Yazar Demirhan, özellikle edebiyatçıların benzer tavırlar sergilediklerini vurgulayarak, şunları aktardı:

"Mesela Büyük Doğu, Sezai Karakoç'ta 'Diriliş' oldu. 'Diriliş' de soyut bir medeniyet tasavvuru sundu. Bunların değersiz olduğunu söylemiyorum. Büyük Doğu'dan ya da Diriliş'ten edebi bir duyarlılık edinilebilir lakin ciddi bir modernlik eleştirisi için bu yetmez. Şöyle söyleyeyim; Sezai Karakoç'un bir babanın Batı'ya giden yedi oğulun hikayesini anlattığı 'Masal' diye bir şiiri var.

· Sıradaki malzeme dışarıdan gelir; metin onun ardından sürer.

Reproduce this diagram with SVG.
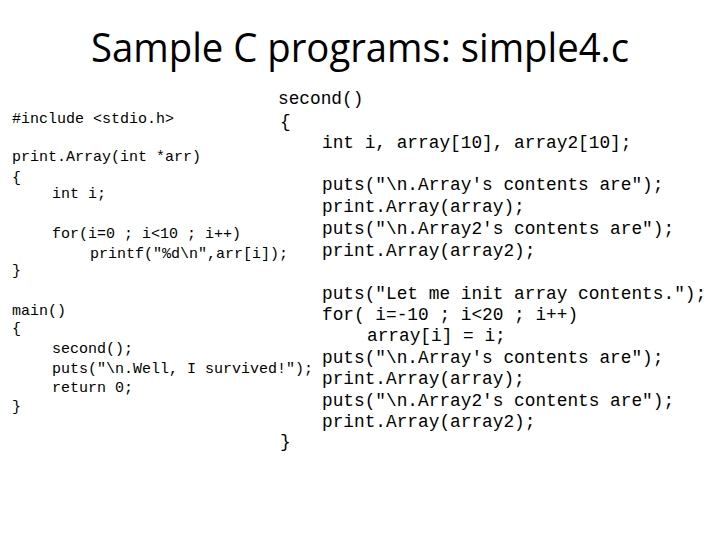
<svg xmlns="http://www.w3.org/2000/svg" width="720" height="540" viewBox="0 0 720 540">
<style>
.t{font-family:"Open Sans","Liberation Sans",sans-serif;font-size:40px;fill:#000}
.l{font-family:"Liberation Mono",monospace;font-size:15px;fill:#000;white-space:pre}
.r{font-family:"Liberation Mono",monospace;font-size:17.8px;fill:#000;white-space:pre}
</style>
<rect width="720" height="540" fill="#fff"/>
<text class="t" x="360" y="62" text-anchor="middle" textLength="538" lengthAdjust="spacingAndGlyphs">Sample C programs: simple4.c</text>
<g id="left">
<text class="l" x="12" y="123">#include &lt;stdio.h&gt;</text>
<text class="l" x="12" y="161">print.Array(int *arr)</text>
<text class="l" x="12" y="182">{</text>
<text class="l" x="52" y="198">int i;</text>
<text class="l" x="52" y="238">for(i=0 ; i&lt;10 ; i++)</text>
<text class="l" x="90" y="258">printf("%d\n",arr[i]);</text>
<text class="l" x="12" y="275">}</text>
<text class="l" x="12" y="315">main()</text>
<text class="l" x="12" y="333">{</text>
<text class="l" x="52" y="353">second();</text>
<text class="l" x="52" y="373">puts("\n.Well, I survived!");</text>
<text class="l" x="52" y="392">return 0;</text>
<text class="l" x="12" y="411">}</text>
</g>
<g id="right">
<text class="r" x="278" y="104">second()</text>
<text class="r" x="280" y="127">{</text>
<text class="r" x="322" y="148">int i, array[10], array2[10];</text>
<text class="r" x="322" y="190">puts("\n.Array's contents are");</text>
<text class="r" x="322" y="212">print.Array(array);</text>
<text class="r" x="322" y="234">puts("\n.Array2's contents are");</text>
<text class="r" x="322" y="256">print.Array(array2);</text>
<text class="r" x="322" y="299">puts("Let me init array contents.");</text>
<text class="r" x="322" y="320">for( i=-10 ; i&lt;20 ; i++)</text>
<text class="r" x="367" y="341">array[i] = i;</text>
<text class="r" x="322" y="363">puts("\n.Array's contents are");</text>
<text class="r" x="322" y="384">print.Array(array);</text>
<text class="r" x="322" y="406">puts("\n.Array2's contents are");</text>
<text class="r" x="322" y="427">print.Array(array2);</text>
<text class="r" x="280" y="447">}</text>
</g>
</svg>
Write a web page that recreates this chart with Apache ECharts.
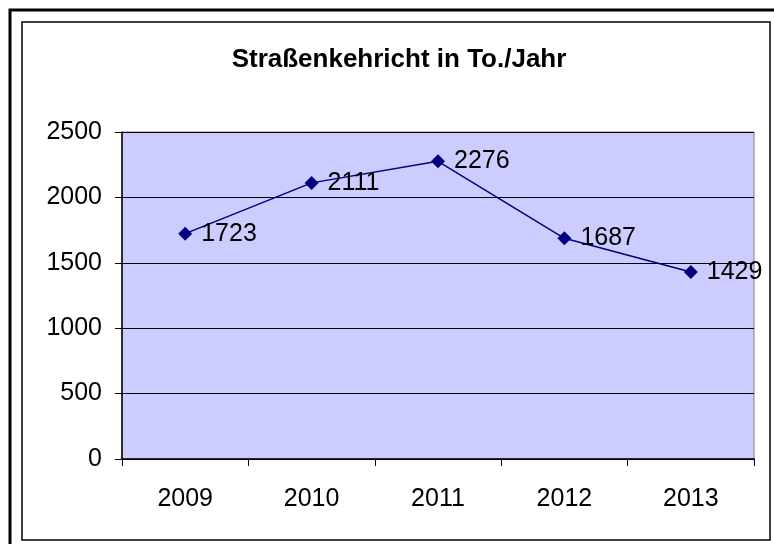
<!DOCTYPE html>
<html>
<head>
<meta charset="utf-8">
<script src="https://cdn.jsdelivr.net/npm/echarts@6/dist/echarts.min.js"></script>
<style>
  html, body { margin: 0; padding: 0; background: #fff; }
  #chart { width: 774px; height: 544px; }
</style>
</head>
<body>
<div id="chart"></div>
<script>
const years = ['2009', '2010', '2011', '2012', '2013'];
const tonnes = [1723, 2111, 2276, 1687, 1429];
const chartTitle = 'Straßenkehricht in To./Jahr';

const font = '"Liberation Sans", Arial, sans-serif';
const chart = echarts.init(document.getElementById('chart'));

chart.setOption({
  backgroundColor: '#fff',
  animation: false,
  title: {
    text: chartTitle,
    left: 394,
    top: 42,
    textAlign: 'center',
    textStyle: { fontFamily: font, fontSize: 26, fontWeight: 'bold', color: '#000' }
  },
  grid: {
    left: 122,
    right: 20,
    top: 132,
    bottom: 85,
    show: true,
    backgroundColor: '#ccccff',
    borderColor: '#808080',
    borderWidth: 1
  },
  xAxis: {
    type: 'category',
    data: years,
    boundaryGap: true,
    axisLine: { lineStyle: { color: '#000', width: 1.5 } },
    axisTick: { show: true, inside: false, length: 7, lineStyle: { color: '#000' } },
    axisLabel: { color: '#000', fontFamily: font, fontSize: 25, margin: 28 },
    splitLine: { show: false }
  },
  yAxis: {
    type: 'value',
    min: 0,
    max: 2500,
    interval: 500,
    axisLine: { show: true, lineStyle: { color: '#000', width: 1.5 } },
    axisTick: { show: true, inside: false, length: 7, lineStyle: { color: '#000' } },
    axisLabel: { color: '#000', fontFamily: font, fontSize: 25, margin: 20, formatter: v => String(v) },
    splitLine: { show: true, lineStyle: { color: '#000', width: 1 } }
  },
  series: [{
    type: 'line',
    data: tonnes,
    symbol: 'diamond',
    symbolSize: 14,
    color: '#000080',
    lineStyle: { color: '#000080', width: 1.5 },
    label: {
      show: true,
      position: 'right',
      distance: 9,
      color: '#000',
      fontFamily: font,
      fontSize: 25
    }
  }],
  graphic: [
    {
      type: 'rect',
      shape: { x: 10, y: 10, width: 800, height: 600 },
      style: { fill: 'none', stroke: '#000', lineWidth: 3 },
      silent: true
    },
    {
      type: 'rect',
      shape: { x: 22, y: 22, width: 748, height: 518 },
      style: { fill: 'none', stroke: '#000', lineWidth: 1.5 },
      silent: true
    }
  ]
});
</script>
</body>
</html>
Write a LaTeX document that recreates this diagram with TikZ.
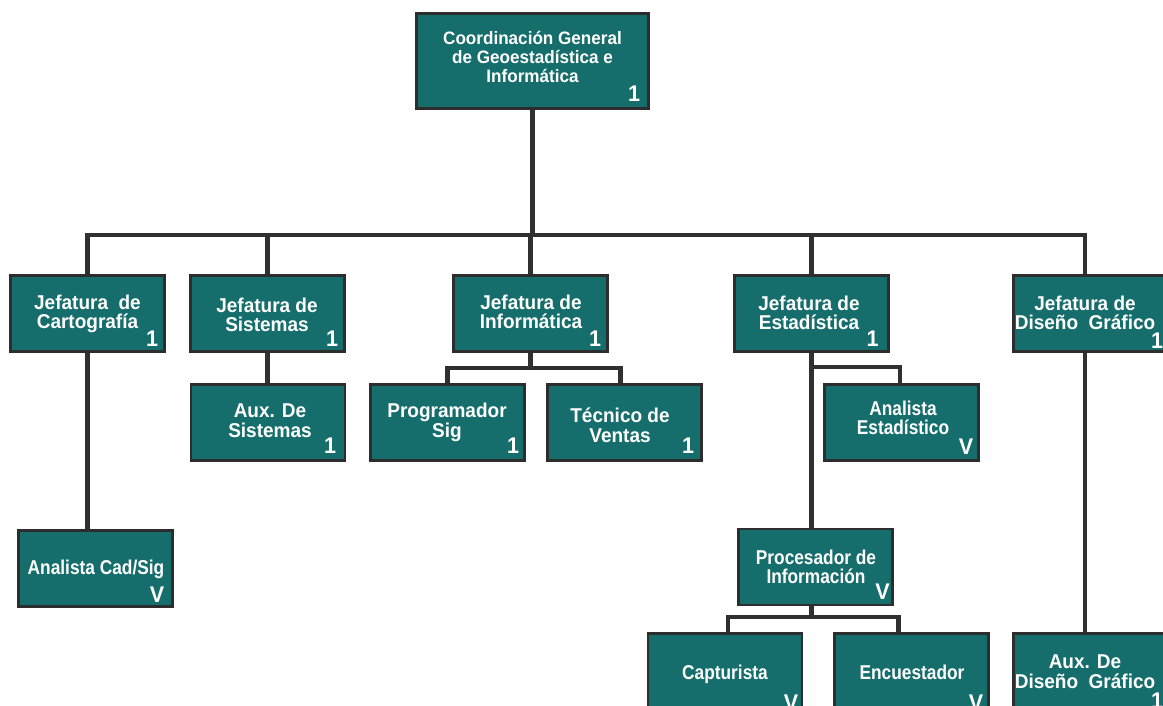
\documentclass[tikz,border=0pt]{standalone}
\usepackage{fontspec}
\newfontfamily\orgfont{Liberation Sans}[FakeStretch=0.95]
\newfontfamily\orgfontn{Liberation Sans}[FakeStretch=0.865]
\usetikzlibrary{calc}
\definecolor{boxfill}{RGB}{22,110,108}
\definecolor{boxline}{RGB}{45,45,45}
\definecolor{connline}{RGB}{48,48,48}
\tikzset{
  orgbox/.style={rectangle, draw=boxline, line width=2.2pt, fill=boxfill, inner sep=0pt,
    minimum width=115.5pt, minimum height=57pt},
  lowbox/.style={orgbox, minimum height=60.75pt},
  topbox/.style={orgbox, minimum width=174pt, minimum height=71.25pt},
  orgtext/.style={text=white, align=center, inner sep=0pt,
    font=\orgfont\bfseries\fontsize{15}{14.5}\selectfont},
  narrowtext/.style={orgtext, font=\orgfontn\bfseries\fontsize{15}{14.5}\selectfont},
  toptext/.style={orgtext, font=\orgfont\bfseries\fontsize{13.5}{13.9}\selectfont},
  orgnum/.style={text=white, inner sep=0pt, anchor=base east,
    font=\orgfont\bfseries\fontsize{17}{17}\selectfont},
  conn/.style={draw=connline, line width=3.5pt, line join=miter},
}
\begin{document}
\begin{tikzpicture}[x=0.75pt,y=-0.75pt]
\useasboundingbox (0,0) rectangle (1163,706);
\clip (0,0) rectangle (1163,706);
\fill[white] (0,0) rectangle (1163,706);

% boxes
\node[topbox] (top) at (532.5,61) {};
\node[orgbox] (cart) at (87.5,313.5) {};
\node[orgbox] (sist) at (267.5,313.5) {};
\node[orgbox] (info) at (530.5,313.5) {};
\node[orgbox] (esta) at (811.5,313.5) {};
\node[orgbox] (dise) at (1090.5,313.5) {};
\node[orgbox] (auxsis) at (268,422.5) {};
\node[orgbox] (prog) at (447.5,422.5) {};
\node[orgbox] (tec) at (624.5,422.5) {};
\node[orgbox] (anest) at (901.5,422.5) {};
\node[orgbox] (cad) at (95.5,568.5) {};
\node[orgbox] (proc) at (815.5,567) {};
\node[lowbox] (capt) at (725,674) {};
\node[lowbox] (enc) at (911.5,674) {};
\node[lowbox] (auxdis) at (1090.5,674) {};

% texts
\node[toptext] (ttop) at (532.5,57) {Coordinación General\\de Geoestadística e\\Informática};
\node[orgtext] (tcart) at (87.5,314) {Jefatura~~de\\Cartografía};
\node[orgtext] (tsist) at (267,314.7) {Jefatura de\\Sistemas};
\node[orgtext] (tinfo) at (531,311.7) {Jefatura de\\Informática};
\node[orgtext] (testa) at (809,312.7) {Jefatura de\\Estadística};
\node[orgtext] (tdise) at (1085,312.7) {Jefatura de\\Diseño~~Gráfico};
\node[orgtext] (tauxsis) at (270,420.7) {Aux. De\\Sistemas};
\node[orgtext] (tprog) at (447,422.3) {Programador\\Sig};
\node[orgtext] (ttec) at (620,425.2) {Técnico de\\Ventas};
\node[narrowtext] (tanest) at (903,417.7) {Analista\\Estadístico};
\node[narrowtext] (tcad) at (96,569.8) {Analista Cad/Sig};
\node[narrowtext] (tproc) at (816,566.7) {Procesador de\\Información};
\node[narrowtext] (tcapt) at (725,674.8) {Capturista};
\node[narrowtext] (tenc) at (912,672.7) {Encuestador};
\node[orgtext] (tauxdis) at (1085,671.7) {Aux. De\\Diseño~~Gráfico};

% numbers
\node[orgnum] (ntop) at ($(top.south east)+(-9.5,-8.5)$) {1};
\node[orgnum] (ncart) at ($(cart.south east)+(-7.5,-6.5)$) {1};
\node[orgnum] (nsist) at ($(sist.south east)+(-7.5,-6.5)$) {1};
\node[orgnum] (ninfo) at ($(info.south east)+(-7.5,-6.5)$) {1};
\node[orgnum] (nesta) at ($(esta.south east)+(-11,-6.5)$) {1};
\node[orgnum] (ndise) at ($(dise.south east)+(-5.5,-4.5)$) {1};
\node[orgnum] (nauxsis) at ($(auxsis.south east)+(-10,-8)$) {1};
\node[orgnum] (nprog) at ($(prog.south east)+(-6.5,-8)$) {1};
\node[orgnum] (ntec) at ($(tec.south east)+(-8.5,-8)$) {1};
\node[orgnum] (nanest) at ($(anest.south east)+(-6.5,-7.5)$) {V};
\node[orgnum] (ncad) at ($(cad.south east)+(-9.5,-5.5)$) {V};
\node[orgnum] (nproc) at ($(proc.south east)+(-4,-7)$) {V};
\node[orgnum] (ncapt) at ($(capt.south east)+(-5,-5.5)$) {V};
\node[orgnum] (nenc) at ($(enc.south east)+(-6.5,-5.5)$) {V};
\node[orgnum] (nauxdis) at ($(auxdis.south east)+(-5.5,-7.5)$) {1};

% connectors
\coordinate (bus) at (0,235);
\coordinate (ibus) at (0,368);
\coordinate (ebus) at (0,367);
\coordinate (pbus) at (0,617);
\draw[conn] (top.south) -- (top.south |- bus);
\draw[conn] (cart.north) -- (cart.north |- bus) -- ($(dise.north |- bus)+(-5.5,0)$) -- ($(dise.north)+(-5.5,0)$);
\draw[conn] (sist.north) -- (sist.north |- bus);
\draw[conn] (info.north) -- (info.north |- bus);
\draw[conn] (esta.north) -- (esta.north |- bus);
\draw[conn] (sist.south) -- (sist.south |- auxsis.north);
\draw[conn] (info.south) -- (info.south |- ibus);
\draw[conn] (prog.north) -- (prog.north |- ibus) -- ($(tec.north |- ibus)+(-4,0)$) -- ($(tec.north)+(-4,0)$);
\draw[conn] (esta.south) -- (esta.south |- proc.north);
\draw[conn] (esta.south |- ebus) -- ($(anest.north |- ebus)+(-1.5,0)$) -- ($(anest.north)+(-1.5,0)$);
\draw[conn] ($(proc.south)+(-4,0)$) -- ($(proc.south |- pbus)+(-4,0)$);
\draw[conn] ($(capt.north)+(3,0)$) -- ($(capt.north |- pbus)+(3,0)$) -- ($(enc.north |- pbus)+(-13,0)$) -- ($(enc.north)+(-13,0)$);
\draw[conn] (cart.south) -- (cart.south |- cad.north);
\draw[conn] ($(dise.south)+(-5.5,0)$) -- ($(auxdis.north)+(-5.5,0)$);
\end{tikzpicture}
\end{document}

Altı oğul gidip kaybolur, yedinci oğul ise gittiğinde kaybolmamak ve bir Doğulu olarak ölmek için kendi mezarını kendisi kazar ve mezardan Batı'nın kaldıramayacağı, kaybettiremeyeceği bir sütun doğar. Ama zaten asıl mesele Batı'ya gidip kendi mezarını kazmadan o sütunun nasıl doğacağını anlatabilmekte."

Edebiyatçılar tarafından ortaya konulan modernlik eleştirilerinin oluşturduğu duyarlılığa dikkat etmek gerektiğini dile getiren Demirhan, "Necip Fazıl'ın kendini bir parçası olarak gördüğü bir ideali, hayali veya teorisi olmasaydı, bugün bildiğimiz Necip Fazıl olmazdı. Ama parçaya değil, onu Necip Fazıl yapan bütüne bakmak lazım. Belki o zaman Necip Fazıl veya benzeri değerli isimler daha sağlıklı değerlendirilir ve bugün için de anlamlı hale gelir."